Marketing health

San Francisco Chronicle
 June 22, 2007

DON'T CRY for Froot Loops.

Ads for an icon of the sugary-cereal kingdom will soon disappear from Saturday morning television programming intended for children.

It's part of a growing, and most welcome, acceptance by the food industry that food advertising directed at children can be bad for their health.

In a remarkable agreement, the Kellogg Co., the giant of the U.S. cereal industry, has pledged to phase out advertising of Froot Loops and other food products that don't meet agreed-upon nutrition standards on media intended mostly for children under the age of 12.

It's less significant that the agreement came in response to a threatened lawsuit filed by two advocacy organizations, the Center of Science in the Public Interest and Campaign for a Commercial-Free Childhood.

What's most important is that the agreement involves Kellogg's, and should have a ripple effect throughout the food advertising industry. (For details, go to

It also highlights just how multifaceted and all-encompassing advertising toward children has become.
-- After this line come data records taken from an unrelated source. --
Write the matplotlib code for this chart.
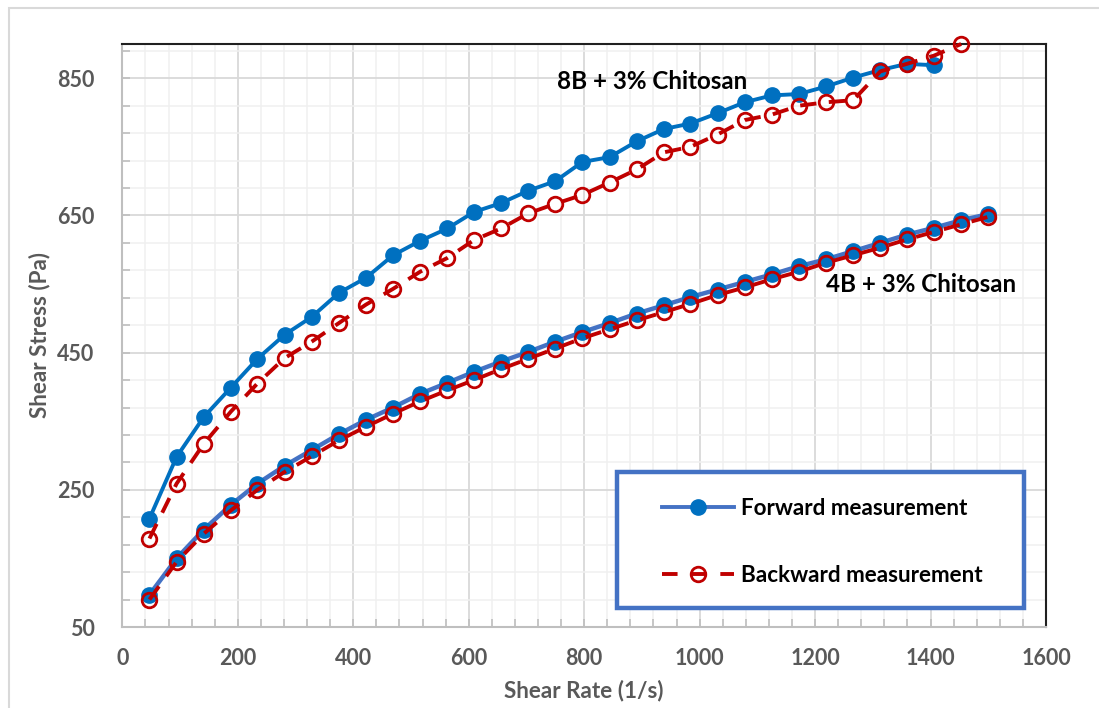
import matplotlib
matplotlib.use("Agg")
import matplotlib.pyplot as plt
from matplotlib.lines import Line2D
from matplotlib.patches import Rectangle
from matplotlib.ticker import MultipleLocator

plt.rcParams['font.family'] = ['Lato', 'DejaVu Sans']
plt.rcParams['font.weight'] = 'bold'

# ---------------- data ----------------
shear_rate = [47, 94, 141, 188, 234, 281, 328, 375, 422, 469, 516, 563, 609, 656, 703, 750,
              797, 844, 891, 938, 984, 1031, 1078, 1125, 1172, 1219, 1266, 1313, 1359, 1406,
              1453, 1500]

stress_8b_fwd = [208, 298, 356, 399, 441, 476, 502, 537, 559, 592, 613, 631, 655, 668, 686, 700,
                 728, 735, 758, 776, 784, 799, 815, 825, 827, 838, 851, 862, 871, 869]
stress_8b_bwd = [179, 259, 317, 364, 405, 442, 466, 493, 520, 543, 568, 588, 614, 631, 653, 667,
                 680, 698, 717, 742, 750, 768, 789, 797, 810, 815, 818, 860, 871, 883, 900]
stress_4b_fwd = [97, 150, 192, 228, 259, 285, 308, 331, 352, 370, 390, 406, 422, 437, 451, 466,
                 480, 493, 507, 519, 531, 542, 553, 564, 576, 586, 598, 610, 622, 632, 643, 652]
stress_4b_bwd = [90, 145, 186, 220, 250, 276, 299, 322, 342, 361, 379, 395, 410, 426, 441, 456,
                 471, 484, 497, 509, 521, 534, 545, 557, 568, 581, 592, 603, 615, 626, 637, 648]

BLUE = "#0070C0"
BLUE_LINE = "#4472C4"
RED = "#C00000"
GREY = "#595959"

fig = plt.figure(figsize=(10.99, 7.08), dpi=100)
ax = fig.add_axes([0.1113, 0.1144, 0.8405, 0.8235])

# chart area border (Excel style)
fig.patches.append(Rectangle((9 / 1099, -0.05), 1.1, 1 - 8 / 708 + 0.05, transform=fig.transFigure,
                             fill=False, edgecolor="#D9D9D9", linewidth=1.5))

# ---------------- series ----------------
ax.plot(shear_rate[:len(stress_8b_fwd)], stress_8b_fwd, color=BLUE, lw=2.8, marker='o',
        markersize=11, markerfacecolor=BLUE, markeredgecolor=BLUE, clip_on=False, zorder=3)
ax.plot(shear_rate[:len(stress_8b_bwd)], stress_8b_bwd, color=RED, lw=2.8, dashes=(4.2, 3.2), marker='o',
        markersize=10.5, markerfacecolor='none', markeredgecolor=RED, markeredgewidth=2,
        clip_on=False, zorder=4)
ax.plot(shear_rate, stress_4b_fwd, color=BLUE_LINE, lw=3.2, marker='o',
        markersize=11, markerfacecolor=BLUE, markeredgecolor=BLUE, clip_on=False, zorder=3)
ax.plot(shear_rate, stress_4b_bwd, color=RED, lw=2.8, dashes=(4.2, 3.2), marker='o',
        markersize=10.5, markerfacecolor='none', markeredgecolor=RED, markeredgewidth=2,
        clip_on=False, zorder=4)

# ---------------- axes ----------------
ax.set_xlim(0, 1600)
ax.set_ylim(50, 900)
ax.xaxis.set_major_locator(MultipleLocator(200))
ax.xaxis.set_minor_locator(MultipleLocator(40))
ax.set_yticks([50, 250, 450, 650, 850])
ax.set_yticks(list(range(50, 900, 40)), minor=True)

ax.grid(which='major', color="#D9D9D9", lw=1.3)
ax.grid(which='minor', color="#F0F0F0", lw=1.1)
ax.set_axisbelow(True)

ax.tick_params(which='both', direction='in', color="#BFBFBF", width=1.2, length=6)
ax.tick_params(which='major', labelsize=15.5, labelcolor=GREY)
ax.tick_params(axis='x', which='major', pad=15)
ax.tick_params(axis='y', which='major', pad=20)
ax.tick_params(axis='x', which='both', top=False)
ax.tick_params(axis='y', which='both', right=False)

for side in ('left', 'bottom'):
    ax.spines[side].set_color("#BFBFBF")
    ax.spines[side].set_linewidth(1.5)
for side in ('top', 'right'):
    ax.spines[side].set_color("#202020")
    ax.spines[side].set_linewidth(1.5)

ax.set_xlabel("Shear Rate (1/s)", fontsize=16.2, color=GREY, fontweight='bold', labelpad=8)
ax.set_ylabel("Shear Stress (Pa)", fontsize=16.2, color=GREY, fontweight='bold', labelpad=5)

# ---------------- labels on the curves ----------------
ax.text(753, 846, "8B + 3% Chitosan", fontsize=17.4, fontweight='bold', color='black', va='center')
ax.text(1219, 549, "4B + 3% Chitosan", fontsize=17.4, fontweight='bold', color='black', va='center')

# ---------------- legend ----------------
ax.add_patch(Rectangle((0.5356, 0.0326), 0.4405, 0.2334, transform=ax.transAxes, facecolor='white',
                       edgecolor=BLUE_LINE, linewidth=3.2, zorder=5, clip_on=False))
handles = [
    Line2D([], [], color=BLUE_LINE, lw=2.8, marker='o', markersize=11,
           markerfacecolor=BLUE, markeredgecolor=BLUE),
    Line2D([], [], color=RED, lw=2.8, dashes=(4, 3.5), marker='o', markersize=10.5,
           markerfacecolor='none', markeredgecolor=RED, markeredgewidth=2),
]
leg = ax.legend(handles, ["Forward measurement", "Backward measurement"], loc='center left',
                bbox_to_anchor=(0.584, 0.146), frameon=False, fontsize=16.2, borderpad=0,
                borderaxespad=0, handlelength=3.2, handletextpad=0.3, labelspacing=2.05)
leg.set_zorder(6)
for t in leg.get_texts():
    t.set_fontweight('bold')

fig.savefig("out.png", dpi=100)
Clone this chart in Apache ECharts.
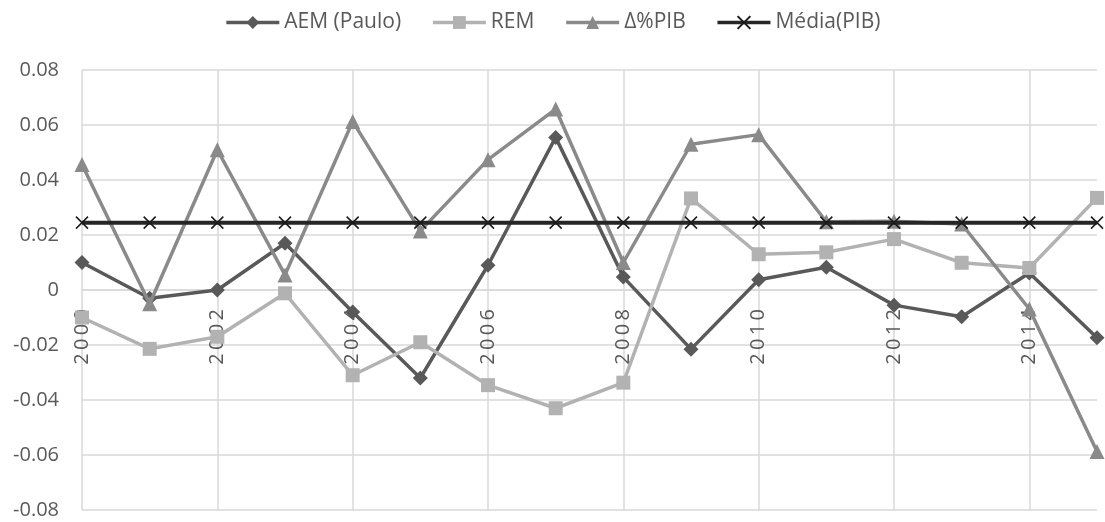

In the agreement, Kellogg's has agreed not to advertise any foods in schools and preschools with children younger than age 11, nor to sponsor product placements in any medium targeted at that age group. It also pledged not to use licensed characters, such as Shrek, to peddle unhealthy foods to children.

The agreement is just a start. Advertising for sugar-loaded cereals, such as Frosted Flakes, will still be permitted (because it "only" contains 11 grams of sugar, just below the agreed-upon 12 gram standard). It allows for advertising of even the affected products on programs where as many as 49 percent of its audience could be under age 12.

We know that childhood obesity is a problem for all children -- and becomes most pronounced during adolescence. So why limit the restraints just to media directed at children?

But those considerations shouldn't obscure the larger accomplishment: an acceptance by an industry leader that the health of children must be considered in a vast commercial marketplace where profits often override other concerns.